**Set task:** Identify each line below containing the string "that" and copy it.

**Entries provided:**
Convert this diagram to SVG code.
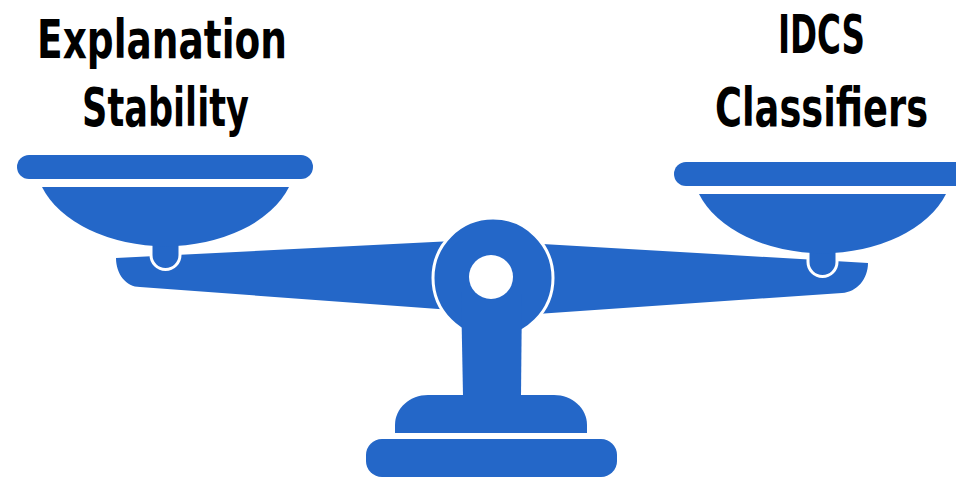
<svg xmlns="http://www.w3.org/2000/svg" width="956" height="477" viewBox="0 0 956 477">
  <style>
    .metal { fill: #2467c8; }
    .cut { fill: #2467c8; stroke: #ffffff; stroke-width: 3; }
    .label { font-family: "DejaVu Sans", "Liberation Sans", sans-serif; font-weight: bold; font-size: 54px; fill: #000000; text-anchor: middle; }
  </style>
  <defs>
    <!-- one hanging pan: rim, bowl and the knob that rests on the beam -->
    <g id="pan-shape">
      <path class="cut" d="M151,238 L151,255 A14.5,14.5 0 0 0 180,255 L180,238 Z"/>
      <rect class="metal" x="17" y="155" width="296" height="24" rx="12"/>
      <path class="metal" d="M42,187 L289,187 A130,86 0 0 1 42,187 Z"/>
    </g>
  </defs>

  <rect width="956" height="477" fill="#ffffff"/>

  <!-- balance beam arms -->
  <g id="beam">
    <path class="metal" d="M116,258 L493,239 L493,313 L140,287 C126,287 116,274 116,258 Z"/>
    <path class="metal" d="M868,263 L493,241 L493,317 L842,293 C857,292 868,279 868,263 Z"/>
  </g>

  <!-- left and right pans -->
  <g id="pan-left">
    <use href="#pan-shape"/>
  </g>
  <g id="pan-right">
    <use href="#pan-shape" transform="translate(657,7)"/>
  </g>

  <!-- pivot, column and base -->
  <g id="stand">
    <circle class="cut" cx="493" cy="278" r="60"/>
    <path class="metal" d="M461,290 L522,290 L521,396 L463,396 Z"/>
    <circle cx="491" cy="277" r="22" fill="#ffffff"/>
    <path class="metal" d="M395,433 L395,425 C395,408 410,395 428,395 L554,395 C572,395 587,408 587,425 L587,433 Z"/>
    <rect class="metal" x="366" y="439" width="251" height="38" rx="16"/>
  </g>

  <!-- labels are drawn in a narrowed bold face -->
  <g id="label-left">
    <text class="label" transform="translate(162,58) scale(0.67,1)" textLength="373" lengthAdjust="spacingAndGlyphs">Explanation</text>
    <text class="label" transform="translate(165.5,126) scale(0.67,1)" textLength="249" lengthAdjust="spacingAndGlyphs">Stability</text>
  </g>
  <g id="label-right">
    <text class="label" transform="translate(821.5,53) scale(0.67,1)" textLength="130" lengthAdjust="spacingAndGlyphs">IDCS</text>
    <text class="label" transform="translate(821.5,126) scale(0.67,1)" textLength="318" lengthAdjust="spacingAndGlyphs">Classifiers</text>
  </g>
</svg>
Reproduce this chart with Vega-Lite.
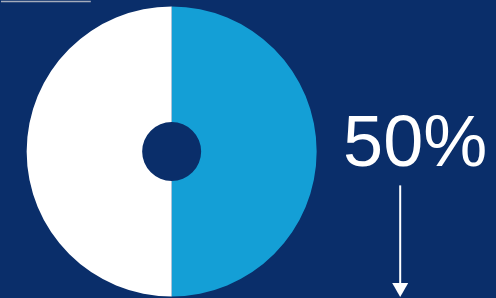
{
  "$schema": "https://vega.github.io/schema/vega-lite/v6.json",
  "width": 496,
  "height": 298,
  "autosize": {"type": "fit", "contains": "padding"},
  "padding": 0,
  "background": "#0a2e6a",
  "config": {"view": {"stroke": null}},
  "layer": [
    {
      "data": {"values": [{"segment": "Right", "value": 50, "rank": 1}, {"segment": "Left", "value": 50, "rank": 2}]},
      "mark": {"type": "arc", "outerRadius": 145, "innerRadius": 29.5, "stroke": null},
      "encoding": {
        "x": {"datum": 171, "type": "quantitative", "scale": {"domain": [0, 496], "nice": false, "zero": false}, "axis": null},
        "y": {"datum": 151, "type": "quantitative", "scale": {"domain": [0, 298], "nice": false, "zero": false, "reverse": true}, "axis": null},
        "theta": {"field": "value", "type": "quantitative", "stack": true},
        "order": {"field": "rank", "type": "quantitative"},
        "color": {"field": "segment", "type": "nominal", "scale": {"domain": ["Right", "Left"], "range": ["#149fd6", "#ffffff"]}, "legend": null}
      }
    },
    {
      "data": {"values": [{"label": "50%"}]},
      "mark": {"type": "text", "font": "Liberation Sans", "fontSize": 72, "color": "#ffffff", "align": "center", "baseline": "alphabetic"},
      "encoding": {
        "x": {"datum": 415, "type": "quantitative"},
        "y": {"datum": 166, "type": "quantitative"},
        "text": {"field": "label"}
      }
    },
    {
      "data": {"values": [{"part": "shaft"}]},
      "mark": {"type": "rule", "color": "#ffffff", "strokeWidth": 2},
      "encoding": {
        "x": {"datum": 400, "type": "quantitative"},
        "y": {"datum": 185, "type": "quantitative"},
        "y2": {"datum": 285}
      }
    },
    {
      "data": {"values": [{"part": "head"}]},
      "mark": {"type": "point", "shape": "triangle-down", "size": 256, "filled": true, "color": "#ffffff", "opacity": 1, "strokeWidth": 0},
      "encoding": {
        "x": {"datum": 400, "type": "quantitative"},
        "y": {"datum": 290, "type": "quantitative"}
      }
    },
    {
      "data": {"values": [{"part": "edge"}]},
      "mark": {"type": "rule", "color": "#a3abbb", "strokeWidth": 1.5},
      "encoding": {
        "x": {"datum": 0, "type": "quantitative"},
        "x2": {"datum": 90},
        "y": {"datum": 0.5, "type": "quantitative"}
      }
    }
  ]
}
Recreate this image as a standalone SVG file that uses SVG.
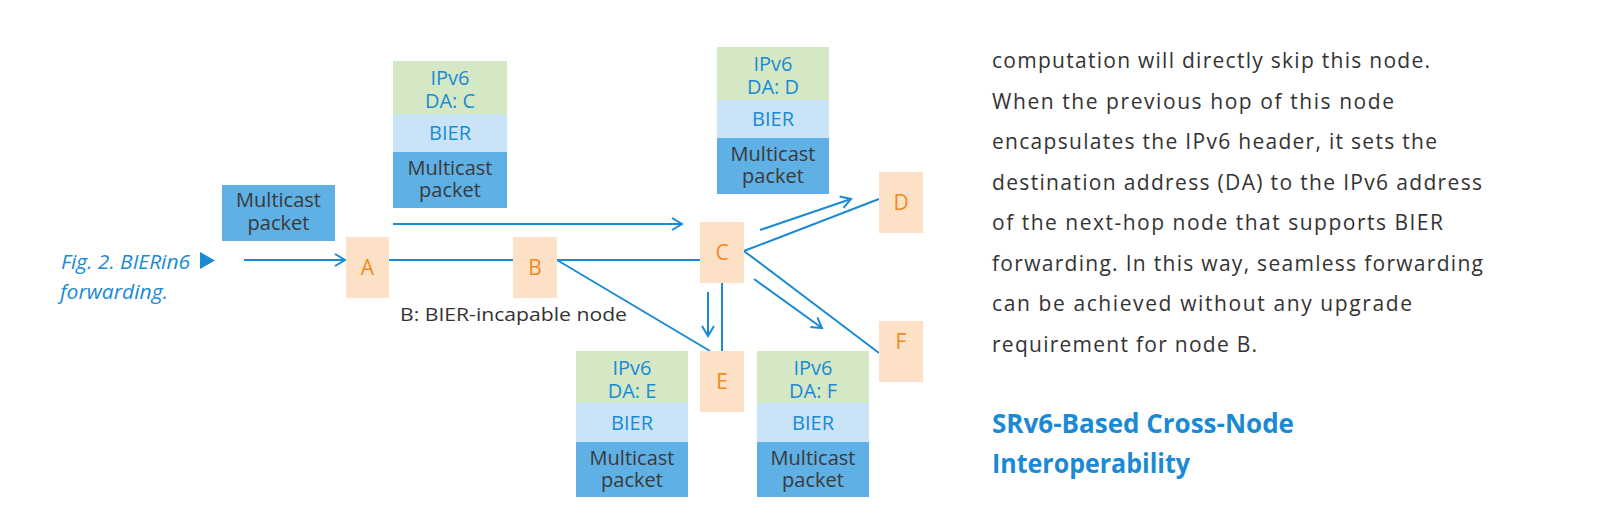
<svg xmlns="http://www.w3.org/2000/svg" width="1600" height="529" viewBox="0 0 1600 529">
<defs>
<marker id="arr" markerUnits="userSpaceOnUse" markerWidth="16" markerHeight="16" viewBox="0 0 16 16" refX="14" refY="8" orient="auto">
<path d="M4,2 L14,8 L4,14" fill="none" stroke="#1a8ad4" stroke-width="2"/>
</marker>
<style>
.node{fill:#fde1c7}
.nl{font-family:"Open Sans","Noto Sans",sans-serif;font-size:21px;fill:#f08a1c;text-anchor:middle}
.g{fill:#d5e8c5}
.lb{fill:#c9e4f6}
.db{fill:#5eb0e5}
.bt{font-family:"Open Sans","Noto Sans",sans-serif;font-size:20px;fill:#1a8ad4;text-anchor:middle}
.dt{font-family:"Open Sans","Noto Sans",sans-serif;font-size:20px;fill:#3a3a3a;text-anchor:middle}
.ln{stroke:#1a8ad4;stroke-width:2;fill:none}
.body{font-family:"Open Sans","Noto Sans",sans-serif;font-size:21px;fill:#333}
.head{font-family:"Open Sans","Noto Sans",sans-serif;font-size:26px;font-weight:bold;fill:#1a8ad4}
.cap{font-family:"Open Sans","Noto Sans",sans-serif;font-size:20px;font-style:italic;fill:#1a8ad4}
</style>
</defs>
<rect width="1600" height="529" fill="#fff"/>

<g id="caption">
<text class="cap" x="61" y="269" textLength="129" lengthAdjust="spacingAndGlyphs">Fig. 2. BIERin6</text>
<path d="M200,252 L215,260.5 L200,269 Z" fill="#1a8ad4"/>
<text class="cap" x="60" y="299" textLength="108" lengthAdjust="spacingAndGlyphs">forwarding.</text>
</g>

<g id="connectors">
<line class="ln" x1="244" y1="260" x2="345" y2="260" marker-end="url(#arr)"/>
<line class="ln" x1="389" y1="260" x2="513" y2="260"/>
<line class="ln" x1="557" y1="260" x2="700" y2="260"/>
<line class="ln" x1="393" y1="224" x2="682" y2="224" marker-end="url(#arr)"/>
<line class="ln" x1="557" y1="260" x2="710" y2="351"/>
<line class="ln" x1="744" y1="251" x2="879" y2="199"/>
<line class="ln" x1="760" y1="230" x2="851" y2="199" marker-end="url(#arr)"/>
<line class="ln" x1="744" y1="251" x2="879" y2="353"/>
<line class="ln" x1="754" y1="279" x2="822" y2="328" marker-end="url(#arr)"/>
<line class="ln" x1="722" y1="283" x2="722" y2="351"/>
<line class="ln" x1="708" y1="292" x2="708" y2="336" marker-end="url(#arr)"/>
</g>

<g id="pkt-in">
<rect class="db" x="222" y="185" width="113" height="56"/>
<text class="dt" x="278.5" y="207">Multicast</text>
<text class="dt" x="278.5" y="230">packet</text>
</g>

<g id="stack-c">
<rect class="g" x="393" y="61" width="114" height="53"/>
<rect class="lb" x="393" y="114" width="114" height="38"/>
<rect class="db" x="393" y="152" width="114" height="56"/>
<text class="bt" x="450" y="85">IPv6</text>
<text class="bt" x="450" y="108">DA: C</text>
<text class="bt" x="450" y="140">BIER</text>
<text class="dt" x="450" y="175">Multicast</text>
<text class="dt" x="450" y="197">packet</text>
</g>

<g id="stack-d">
<rect class="g" x="717" y="47" width="112" height="53"/>
<rect class="lb" x="717" y="100" width="112" height="38"/>
<rect class="db" x="717" y="138" width="112" height="56"/>
<text class="bt" x="773" y="71">IPv6</text>
<text class="bt" x="773" y="94">DA: D</text>
<text class="bt" x="773" y="126">BIER</text>
<text class="dt" x="773" y="161">Multicast</text>
<text class="dt" x="773" y="183">packet</text>
</g>

<g id="stack-e">
<rect class="g" x="576" y="351" width="112" height="52"/>
<rect class="lb" x="576" y="403" width="112" height="39"/>
<rect class="db" x="576" y="442" width="112" height="55"/>
<text class="bt" x="632" y="375">IPv6</text>
<text class="bt" x="632" y="398">DA: E</text>
<text class="bt" x="632" y="430">BIER</text>
<text class="dt" x="632" y="465">Multicast</text>
<text class="dt" x="632" y="487">packet</text>
</g>

<g id="stack-f">
<rect class="g" x="757" y="351" width="112" height="52"/>
<rect class="lb" x="757" y="403" width="112" height="39"/>
<rect class="db" x="757" y="442" width="112" height="55"/>
<text class="bt" x="813" y="375">IPv6</text>
<text class="bt" x="813" y="398">DA: F</text>
<text class="bt" x="813" y="430">BIER</text>
<text class="dt" x="813" y="465">Multicast</text>
<text class="dt" x="813" y="487">packet</text>
</g>

<g id="node-a"><rect class="node" x="346" y="237" width="43" height="61"/><text class="nl" x="367.5" y="275">A</text></g>
<g id="node-b"><rect class="node" x="513" y="237" width="44" height="61"/><text class="nl" x="535" y="275">B</text></g>
<g id="node-c"><rect class="node" x="700" y="222" width="44" height="61"/><text class="nl" x="722" y="260">C</text></g>
<g id="node-d"><rect class="node" x="879" y="172" width="44" height="61"/><text class="nl" x="901" y="210">D</text></g>
<g id="node-e"><rect class="node" x="700" y="351" width="44" height="61"/><text class="nl" x="722" y="389">E</text></g>
<g id="node-f"><rect class="node" x="879" y="321" width="44" height="61"/><text class="nl" x="901" y="349">F</text></g>

<g id="b-label">
<text class="body" x="400" y="321" font-size="19" textLength="227" lengthAdjust="spacingAndGlyphs" style="font-size:19px">B: BIER-incapable node</text>
</g>

<g id="body-text">
<text class="body" x="992" y="68" textLength="438" lengthAdjust="spacing">computation will directly skip this node.</text>
<text class="body" x="992" y="109" textLength="402" lengthAdjust="spacing">When the previous hop of this node</text>
<text class="body" x="992" y="149" textLength="445" lengthAdjust="spacing">encapsulates the IPv6 header, it sets the</text>
<text class="body" x="992" y="190" textLength="490" lengthAdjust="spacing">destination address (DA) to the IPv6 address</text>
<text class="body" x="992" y="230" textLength="451" lengthAdjust="spacing">of the next-hop node that supports BIER</text>
<text class="body" x="992" y="271" textLength="491" lengthAdjust="spacing">forwarding. In this way, seamless forwarding</text>
<text class="body" x="992" y="311" textLength="420" lengthAdjust="spacing">can be achieved without any upgrade</text>
<text class="body" x="992" y="352" textLength="265" lengthAdjust="spacing">requirement for node B.</text>
<text class="head" x="992" y="433" textLength="302" lengthAdjust="spacingAndGlyphs">SRv6-Based Cross-Node</text>
<text class="head" x="992" y="473" textLength="198" lengthAdjust="spacingAndGlyphs">Interoperability</text>
</g>
</svg>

**Written solution:**
    <!-- one hanging pan: rim, bowl and the knob that rests on the beam -->
Recreate this image as a standalone SVG file that uses SVG.
<text class="body" x="992" y="230" textLength="451" lengthAdjust="spacing">of the next-hop node that supports BIER</text>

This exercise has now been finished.